Twenty police fleets across the UK are forecast to save taxpayers around £5 million under a new national vehicle purchasing agreement.
The deal is designed to drive down costs through a collaborative approach to procurement and model standardisation.
It is being led by West Yorkshire and South Yorkshire Police following an initial agreement with the north-east regional group of seven police forces. This consortium is the first to award a contract which consists of around 3,000 vehicles over the next two years, across six categories and involving 11 models from three manufacturers.
It is the first time that such a large number of bluelight fleets have joined forces and, while manufacturers had already agreed vehicles would conform to testing and standards laid down by the National Association of Police Fleet Managers (NAPFM) and the Home Office, constabularies were keen for further improvements.

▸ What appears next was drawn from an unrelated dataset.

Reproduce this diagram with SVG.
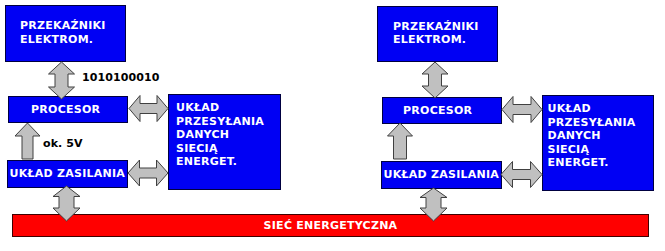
<svg xmlns="http://www.w3.org/2000/svg" width="665" height="251" viewBox="0 0 665 251">
<style>
.box{fill:#0000f4;stroke:#000040;stroke-width:1}
.red{fill:#ff0000;stroke:#400000;stroke-width:1}
.t{font-family:"DejaVu Sans",Verdana,sans-serif;font-weight:bold;font-size:11px;letter-spacing:0.25px;fill:#ffffff}
.lbl{font-family:"DejaVu Sans",Verdana,sans-serif;font-weight:bold;font-size:11px;letter-spacing:0.1px;fill:#000000}
.arr{fill:#c0c0c0;stroke:#404040;stroke-width:1;stroke-linejoin:miter}
</style>
<rect width="665" height="251" fill="#ffffff"/>
<g id="siec">
<rect class="red" x="12.5" y="214.5" width="636" height="22"/>
<text class="t" x="330.5" y="229" text-anchor="middle">SIEĆ ENERGETYCZNA</text>
</g>
<g id="przekazniki-l">
<rect class="box" x="5.5" y="5.5" width="120" height="56"/>
<text class="t" x="20" y="29">PRZEKAŹNIKI</text>
<text class="t" x="20" y="42.5">ELEKTROM.</text>
</g>
<g id="procesor-l">
<rect class="box" x="8.5" y="96.5" width="119" height="26"/>
<text class="t" x="31" y="113">PROCESOR</text>
</g>
<g id="przesylanie-l">
<rect class="box" x="168.5" y="94.5" width="112" height="95"/>
<text class="t" x="176" y="111">UKŁAD</text>
<text class="t" x="176" y="124.5">PRZESYŁANIA</text>
<text class="t" x="176" y="138">DANYCH</text>
<text class="t" x="176" y="151.5">SIECIĄ</text>
<text class="t" x="176" y="165">ENERGET.</text>
</g>
<g id="zasilanie-l">
<rect class="box" x="7.5" y="160.5" width="120" height="27"/>
<text class="t" x="9.5" y="177">UKŁAD ZASILANIA</text>
</g>
<g id="przekazniki-r">
<rect class="box" x="377.5" y="6.5" width="120" height="55"/>
<text class="t" x="393" y="29.5">PRZEKAŹNIKI</text>
<text class="t" x="393" y="43">ELEKTROM.</text>
</g>
<g id="procesor-r">
<rect class="box" x="382.5" y="97.5" width="119" height="26"/>
<text class="t" x="403" y="113.5">PROCESOR</text>
</g>
<g id="przesylanie-r">
<rect class="box" x="542.5" y="95.5" width="111" height="95"/>
<text class="t" x="547.5" y="112">UKŁAD</text>
<text class="t" x="547.5" y="125.5">PRZESYŁANIA</text>
<text class="t" x="547.5" y="139">DANYCH</text>
<text class="t" x="547.5" y="152.5">SIECIĄ</text>
<text class="t" x="547.5" y="166">ENERGET.</text>
</g>
<g id="zasilanie-r">
<rect class="box" x="381.5" y="161.5" width="120" height="27"/>
<text class="t" x="383.5" y="178">UKŁAD ZASILANIA</text>
</g>
<g id="connectors">
<polygon class="arr" points="61.5,62 74.5,74 68,74 68,87 74.5,87 61.5,99 48.5,87 55,87 55,74 48.5,74"/>
<polygon class="arr" points="66.5,186 80,196.5 74,196.5 74,208 80,208 66.5,221 53,208 59,208 59,196.5 53,196.5"/>
<polygon class="arr" points="129,108.5 140,95.5 140,103.5 157,103.5 157,95.5 168,108.5 157,121.5 157,113.5 140,113.5 140,121.5"/>
<polygon class="arr" points="128,173 139.5,160 139.5,168 156.5,168 156.5,160 168,173 156.5,186 156.5,178 139.5,178 139.5,186"/>
<polygon class="arr" points="27.5,123 40,136 33,136 33,159 22,159 22,136 15,136"/>
<polygon class="arr" points="435,62 448,74 441.5,74 441.5,86 448,86 435,98 422,86 428.5,86 428.5,74 422,74"/>
<polygon class="arr" points="433.5,188 447,197.5 441,197.5 441,208 447,208 433.5,221 420,208 426,208 426,197.5 420,197.5"/>
<polygon class="arr" points="502,109.5 513,96.5 513,104.5 531,104.5 531,96.5 542,109.5 531,122.5 531,114.5 513,114.5 513,122.5"/>
<polygon class="arr" points="501,174.5 512.5,161.5 512.5,169.5 530.5,169.5 530.5,161.5 542,174.5 530.5,187.5 530.5,179.5 512.5,179.5 512.5,187.5"/>
<polygon class="arr" points="400,123 412.5,136 406.5,136 406.5,159 393.5,159 393.5,136 387.5,136"/>
<text class="lbl" x="82" y="81">1010100010</text>
<text class="lbl" x="43" y="146.5">ok. 5V</text>
</g>
</svg>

That includes extended warranty periods – the majority of vehicles now have a five-year warranty – as well as vehicle size, power output and CO2 content meeting police force requirements, alongside assurances around the availability of vehicle parts and service and repair support.
Vehicle evaluation was not only about securing the lowest capital price – the contract is valued at £34m net after negotiated savings – but ensuring model selection was based on wholelife costs.
To ensure a level playing field, wholelife costs were calculated using the Fleet News car running costs calculator with fuel figures based on Home Office recommended data.
Peugeot will deliver the majority of vehicles in low performance categories, including patrol cars and small light commercial vehicles, having been successful with the 208, 308, 308 SW, 3008, and Partner Van, after being selected by the consortium for the first time.
The French marque replaces Ford, Vauxhall and Hyundai as the provider of ‘beat cars’.
BMW will provide high performance vehicles and Ford ‘low performance’ four-wheel drive models, with the providers of the panel and marked cell van still to be determined.
The new purchasing agreement builds on the three-year public sector framework agreement compiled by the Crown Commercial Service (CCS), an executive agency of the Cabinet Office, and announced earlier this year.
Steve Thompson, head of transport at West Yorkshire Police, was instrumental in bringing the police forces together and negotiating the first contract under the new purchasing agreement.
He said: “The combined purchase power of this consortium has enabled us to achieve the best possible contract and bring about some substantial savings.
“As we continue to face austerity measures, this will make a real difference, not just for policing in West Yorkshire, but up and down the country. The range of vehicles we have negotiated meets all nationally required specifications and improves upon those we currently have across our fleet.”
West Yorkshire Police calculates that it will make capital savings of more than £400,000 over the next two years as it replaces 67 patrol and 91 unmarked district vehicles through the initiative. Additionally, further savings of around £40,000 are expected to accrue as a result of moving to more fuel efficient models.
The previous framework agreement specified the vehicles available to police fleets from designated manufacturers across different sectors. The new agreement specifies manufacturers, but not which vehicles.
Thompson said that, following conversations with NAPFM colleagues, it became apparent there was a desire for further collaboration if vehicle specifications could be agreed upon.
The north-east regional group of police forces, including West Yorkshire and South Yorkshire Police, has subsequently reached agreements with Police Scotland, the north-west regional group and forces in Wales.
David Wilkin, director of resources at West Midlands Police and National Policing Lead for Vehicle Procurement and Standardisation, encouraged further collaboration, which resulted in six more forces joining the consortium.
Thompson said: “Other forces are now looking at larger consortium developments outside their previous regions prior to going to market.”
Wilkin added: “For a number of years, police fleet managers have led the way in standardisation and collaborative procurement to create better value for money and ensure police officers have the right equipment to undertake their roles.”
A new Fleet Board has been established chaired by Nigel Hiller, director of finance for Humberside and South Yorkshire Police. It includes staff from Yorkshire and Humber representing procurement and legal along with heads of fleet representing the consortium regions.
The board has decided to take any vehicle lots with healthy competition to an e-auction that would be run by the CCS on behalf of the consortium.
An anticipated £1.3m of the £5m savings is expected to be delivered through e-auctions. Hiller said: “This collaborative way of working, coupled with innovative use of online auctions, allowed us to drive down costs even further.”
Delighted at Peugeot’s success in gaining a place on the agreement, Richard Abbott, manager – national specialist fleet Peugeot, said: “We’ve long served police forces and other emergency service operations in the UK with a broad range of conversions through our PSVO (Peugeot Special Vehicle Operation), and a long-held reputation for providing high-quality vehicles and excellent service.
“The tender predominantly includes the 208 and 308 – our best-selling, award-winning cars.
“They have strong wholelife costs which was a major factor for the police fleet managers to enable them to demonstrate cost savings moving forward, while maintaining a clear focus on quality and a product that is fit for purpose.
“We look forward to helping police authorities deliver their vital services to the UK public over the coming years.”